Several Chicago-area high school coaches told the I-Team the program has generally been fair to their students. But most did agree the contract would be less one-sided if students could back out penalty-free if a head coach leaves the college they committed to.

The NCAA declined to speak on camera but said that change could be considered at a meeting next month.

CLICK HERE to read the NCAA's NLI Status Report for 2016-2017

In the NCAA's emailed response Peal said, "There has not been serious consideration for a head coach departure exception until recently. This has surfaced now as discussion in collaboration with potential changes to the NCAA transfer rules. A head coach departure reception is currently being discussed and may be considered by the Collegiate Commissioners Association (CCA) as early as this June. The NLI data does show that institutions are granting complete releases due to coaching change at a high percentage. Last year 6 releases in Division I were denied due to coaching change."

Dryden McKay was ultimately released from Holy Cross after a second appeal.

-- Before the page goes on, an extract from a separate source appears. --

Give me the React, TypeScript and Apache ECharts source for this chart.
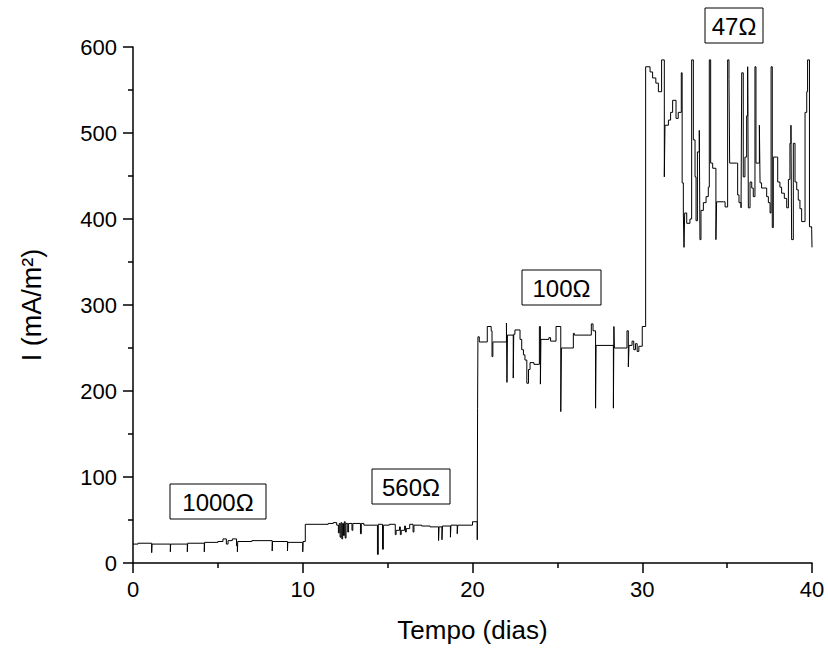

This statement on behalf of the college was provided to the I-Team:

"Because of student privacy laws, the College cannot discuss any specific student information. In general, the National Letter of Intent is a binding agreement, and entirely voluntary. No student is required to sign an NLI. Students make this voluntary commitment to a school only after they and their parents or guardians are fully informed of all aspects of the agreement. College of the Holy Cross follows the same industry-wide practices and guidelines governing all 650 Division I and Division II schools that use the NLI."

McKay has been playing in the junior league for the Madison Capitols in Middleton, Wisconsin. Despite all the financial and mental anguish he recently signed another NLI to play hockey this fall at Minnesota State.